In Paris, at least, three new services are trying to help non-French-speaking tourists get the most out of their trip.
This is a 4G smartphone and 24-hour concierge plus travel guide in one. You can rent one by the day, and it works all over Europe. Unlimited calling and texting within France and to other countries in Europe is included in the rental cost, while texting and calling to the United States and Canada is an additional 3 euros (about $3.70) a day. The phone is also equipped with Wi-Fi and works as a mobile hot spot to connect your other devices to the internet.
But Insidr’s most appealing feature is the on-hand team of employees ready to help with restaurant and hotel reservations, on-the-spot translation, airport transfers and more, all accessible on the Insidr phone.
Another draw is the included app, packed with guided walks around town, and the live messaging app that connects users with locals ready to share a list of their favorite spots in Paris.
The City Helpline
This is a mobile app for iPhones and devices running Google’s Android operating system, and gives travelers access to a concierge, either via live messaging or by phone, who can help them with a variety of requests.

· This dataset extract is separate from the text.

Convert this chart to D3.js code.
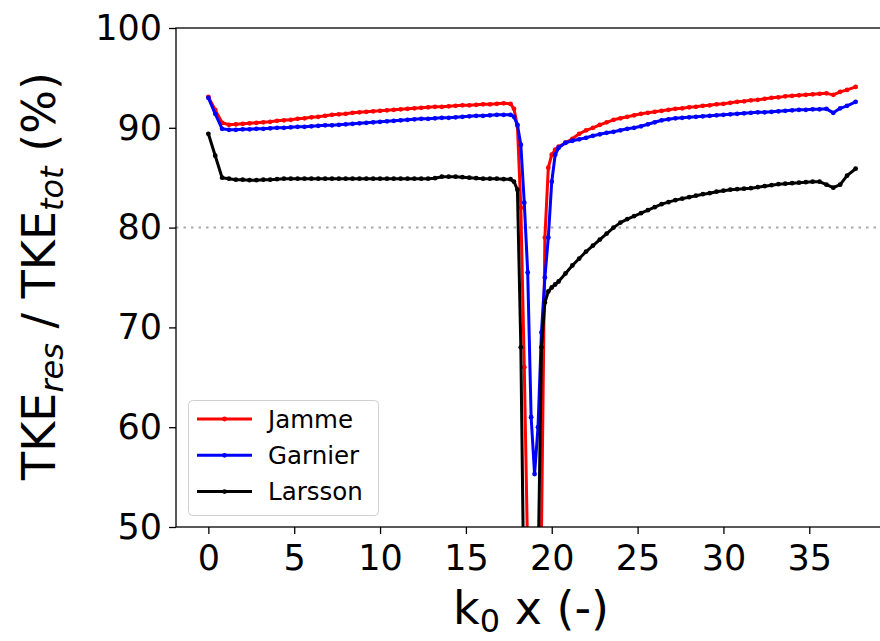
<!DOCTYPE html>
<html>
<head>
<meta charset="utf-8">
<script src="https://cdn.jsdelivr.net/npm/d3@7"></script>
<style>
  html, body { margin: 0; padding: 0; background: #fff; }
  svg { display: block; font-family: "DejaVu Sans", sans-serif; }
</style>
</head>
<body>
<svg id="chart" width="880" height="641"></svg>
<script>
// ---------- data ----------
const xValues = [
  0, 0.4, 0.8, 1.2, 1.6, 2.0, 2.4, 2.8, 3.2, 3.6, 4.0, 4.4, 4.8, 5.2, 5.6, 6.0, 6.4, 6.8, 7.2, 7.6,
  8.0, 8.4, 8.8, 9.2, 9.6, 10.0, 10.4, 10.8, 11.2, 11.6, 12.0, 12.4, 12.8, 13.2, 13.6, 14.0, 14.4, 14.8,
  15.2, 15.6, 16.0, 16.4, 16.8, 17.2, 17.6,
  17.8, 18.0, 18.2, 18.4, 18.6, 18.8, 19.0, 19.2, 19.4, 19.6, 19.8, 20.0, 20.2, 20.4,
  20.8, 21.2, 21.6, 22.0, 22.4, 22.8, 23.2, 23.6, 24.0, 24.4, 24.8, 25.2, 25.6, 26.0, 26.4, 26.8,
  27.2, 27.6, 28.0, 28.4, 28.8, 29.2, 29.6, 30.0, 30.4, 30.8, 31.2, 31.6, 32.0, 32.4, 32.8, 33.2,
  33.6, 34.0, 34.4, 34.8, 35.2, 35.6, 36.0, 36.4, 36.8, 37.2, 37.7
];
const jamme = [
  93.1, 91.8, 90.5, 90.3, 90.35, 90.4, 90.45, 90.5, 90.55, 90.6, 90.7, 90.75, 90.8, 90.9, 90.95, 91.05, 91.1, 91.2, 91.3, 91.35,
  91.4, 91.5, 91.55, 91.6, 91.65, 91.7, 91.75, 91.8, 91.85, 91.9, 91.95, 92.0, 92.05, 92.1, 92.1, 92.15, 92.2, 92.25,
  92.25, 92.3, 92.35, 92.35, 92.4, 92.45, 92.4,
  91.9, 90.2, 82.0, 66.0, 47.0, 36.0, 30.0, 35.0, 49.0, 79.0, 86.0, 87.3, 87.8, 88.1,
  88.5, 88.9, 89.4, 89.75, 90.0, 90.3, 90.55, 90.8, 90.95, 91.1, 91.25, 91.4, 91.5, 91.6, 91.7, 91.8,
  91.9, 91.95, 92.05, 92.1, 92.2, 92.25, 92.35, 92.4, 92.5, 92.6, 92.65, 92.75, 92.8, 92.9, 93.0, 93.05,
  93.15, 93.2, 93.25, 93.3, 93.35, 93.4, 93.45, 93.3, 93.6, 93.8, 94.1
];
const garnier = [
  93.0, 91.4, 89.9, 89.8, 89.8, 89.85, 89.85, 89.9, 89.9, 89.95, 90.0, 90.0, 90.05, 90.1, 90.1, 90.15, 90.2, 90.25, 90.25, 90.3,
  90.35, 90.4, 90.45, 90.5, 90.55, 90.6, 90.65, 90.7, 90.75, 90.8, 90.85, 90.9, 90.9, 90.95, 91.0, 91.0, 91.05, 91.1,
  91.15, 91.2, 91.2, 91.25, 91.3, 91.3, 91.3,
  91.1, 90.3, 88.3, 82.5, 75.5, 61.0, 55.3, 60.0, 69.5, 75.0, 79.0, 84.6, 87.3, 88.0,
  88.5, 88.7, 88.85, 89.0, 89.2, 89.35, 89.5, 89.6, 89.75, 89.9, 90.0, 90.15, 90.35, 90.55, 90.75, 90.85,
  90.95, 91.0, 91.05, 91.1, 91.15, 91.2, 91.25, 91.3, 91.35, 91.4, 91.45, 91.5, 91.55, 91.55, 91.6, 91.65,
  91.7, 91.75, 91.8, 91.8, 91.85, 91.85, 91.9, 91.5, 91.95, 92.2, 92.6
];
const larsson = [
  89.4, 87.2, 85.0, 84.9, 84.8, 84.8, 84.75, 84.75, 84.8, 84.8, 84.85, 84.9, 84.9, 84.9, 84.9, 84.9, 84.9, 84.9, 84.9, 84.9,
  84.9, 84.9, 84.9, 84.9, 84.9, 84.9, 84.9, 84.9, 84.9, 84.9, 84.9, 84.9, 84.9, 84.95, 85.1, 85.1, 85.1, 85.05,
  85.0, 84.95, 84.9, 84.9, 84.9, 84.85, 84.85,
  84.6, 83.8, 68.0, 40.0, 25.0, 20.0, 22.0, 45.0, 68.0, 72.5, 73.6, 74.0, 74.3, 74.6,
  75.4, 76.2, 76.9, 77.6, 78.2, 78.8, 79.4, 80.0, 80.5, 80.85, 81.15, 81.45, 81.75, 82.05, 82.35, 82.55,
  82.75, 82.9, 83.05, 83.2, 83.35, 83.45, 83.6, 83.7, 83.8, 83.85, 83.9, 83.95, 84.05, 84.15, 84.25, 84.35,
  84.4, 84.45, 84.5, 84.55, 84.6, 84.6, 84.3, 84.0, 84.3, 85.2, 85.9
];
const seriesNames = ["Jamme", "Garnier", "Larsson"];
const seriesColors = ["#ff0000", "#0000ff", "#000000"];
const xTicks = [0, 5, 10, 15, 20, 25, 30, 35];
const yTicks = [50, 60, 70, 80, 90, 100];
const refLine = 80;

// ---------- layout ----------
const svg = d3.select("#chart");
const W = 880, H = 641;
const mLeft = 176, mTop = 28, mBottom = 527, mRight = 888;

svg.append("rect").attr("width", W).attr("height", H).attr("fill", "#fff");

const x = d3.scaleLinear().domain([-1.885, 39.585]).range([mLeft, mRight]);
const y = d3.scaleLinear().domain([50, 100]).range([mBottom, mTop]);

svg.append("clipPath").attr("id", "clip")
  .append("rect").attr("x", mLeft).attr("y", mTop).attr("width", mRight - mLeft).attr("height", mBottom - mTop);

const plot = svg.append("g").attr("clip-path", "url(#clip)");

plot.append("line")
  .attr("x1", mLeft).attr("x2", mRight)
  .attr("y1", y(refLine)).attr("y2", y(refLine))
  .attr("stroke", "#aaaaaa").attr("stroke-width", 2)
  .attr("stroke-dasharray", "2.5,5");

const allSeries = [jamme, garnier, larsson];
const line = d3.line().x(d => x(d[0])).y(d => y(d[1]));

allSeries.forEach((vals, i) => {
  const pts = xValues.map((xv, j) => [xv, vals[j]]);
  plot.append("path").datum(pts)
    .attr("fill", "none").attr("stroke", seriesColors[i])
    .attr("stroke-width", 3).attr("stroke-linejoin", "round")
    .attr("d", line);
  plot.append("g").selectAll("circle").data(pts).join("circle")
    .attr("cx", d => x(d[0])).attr("cy", d => y(d[1]))
    .attr("r", 2.4).attr("fill", seriesColors[i]);
});

// ---------- axes ----------
const xAxis = d3.axisBottom(x).tickValues(xTicks).tickSize(7).tickPadding(11).tickFormat(d3.format("d"));
const yAxis = d3.axisLeft(y).tickValues(yTicks).tickSize(7).tickPadding(7).tickFormat(d3.format("d"));

const gx = svg.append("g").attr("transform", `translate(0,${mBottom})`).call(xAxis);
const gy = svg.append("g").attr("transform", `translate(${mLeft},0)`).call(yAxis);
[gx, gy].forEach(g => {
  g.select(".domain").remove();
  g.selectAll(".tick line").attr("stroke", "#000").attr("stroke-width", 1.3);
  g.selectAll(".tick text").attr("fill", "#000").attr("font-size", 35)
    .attr("font-family", "DejaVu Sans, sans-serif");
});

svg.append("rect").attr("x", mLeft).attr("y", mTop)
  .attr("width", mRight - mLeft).attr("height", mBottom - mTop)
  .attr("fill", "none").attr("stroke", "#000").attr("stroke-width", 1.3);

// axis labels
const xl = svg.append("text").attr("x", 531).attr("y", 624).attr("text-anchor", "middle")
  .attr("font-size", 46).attr("fill", "#000");
xl.append("tspan").text("k");
xl.append("tspan").attr("font-size", 32).attr("dy", 8).text("0");
xl.append("tspan").attr("dy", -8).text(" x (-)");

const yl = svg.append("text").attr("transform", `translate(55,276) rotate(-90)`)
  .attr("text-anchor", "middle").attr("font-size", 46).attr("fill", "#000");
yl.append("tspan").text("TKE");
yl.append("tspan").attr("font-size", 32).attr("font-style", "italic").attr("dy", 8).text("res");
yl.append("tspan").attr("dy", -8).text(" / TKE");
yl.append("tspan").attr("font-size", 32).attr("font-style", "italic").attr("dy", 8).text("tot");
yl.append("tspan").attr("dy", -8).text(" (%)");

// ---------- legend ----------
const lg = svg.append("g");
lg.append("rect").attr("x", 188.5).attr("y", 400.5).attr("width", 190).attr("height", 115)
  .attr("rx", 4).attr("fill", "#fff").attr("fill-opacity", 0.8)
  .attr("stroke", "#d0d0d0").attr("stroke-width", 1);
seriesNames.forEach((name, i) => {
  const cy = 419 + i * 36.3;
  lg.append("line").attr("x1", 197).attr("x2", 252).attr("y1", cy).attr("y2", cy)
    .attr("stroke", seriesColors[i]).attr("stroke-width", 3);
  lg.append("circle").attr("cx", 224.5).attr("cy", cy).attr("r", 2.4).attr("fill", seriesColors[i]);
  lg.append("text").attr("x", 268).attr("y", cy + 8.5).attr("font-size", 24.5).attr("fill", "#000").text(name);
});
</script>
</body>
</html>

The concierge, for example, can help them find the right bus and bus stop that will take them to the Louvre, recommend a guide who can give them a street art tour, connect them with an English-speaking baby sitter and even share a list of restaurants that serve dishes suited to their gluten-free diet. In addition, the concierge can assist in emergencies, such as if a traveler gets sick and needs to see a doctor.
Theatre in Paris
This service translates French theater performances into English in 10 playhouses in Paris. Those who buy tickets through Theatre in Paris are assigned seats that will give them the best vantage point of both the stage and the screen; they’re also met at the theater by a company employee who gives them a program in English. Tickets start at about 25 euros.
Carl de Poncins, the app’s founder, said that he came up with the idea for the projection screens because he had an Australian roommate who loved theater but knew little French.
“He never used to go to performances because he couldn’t understand what was going on,” he said. “Why should language get in the way of seeing the incredible theater Paris has?”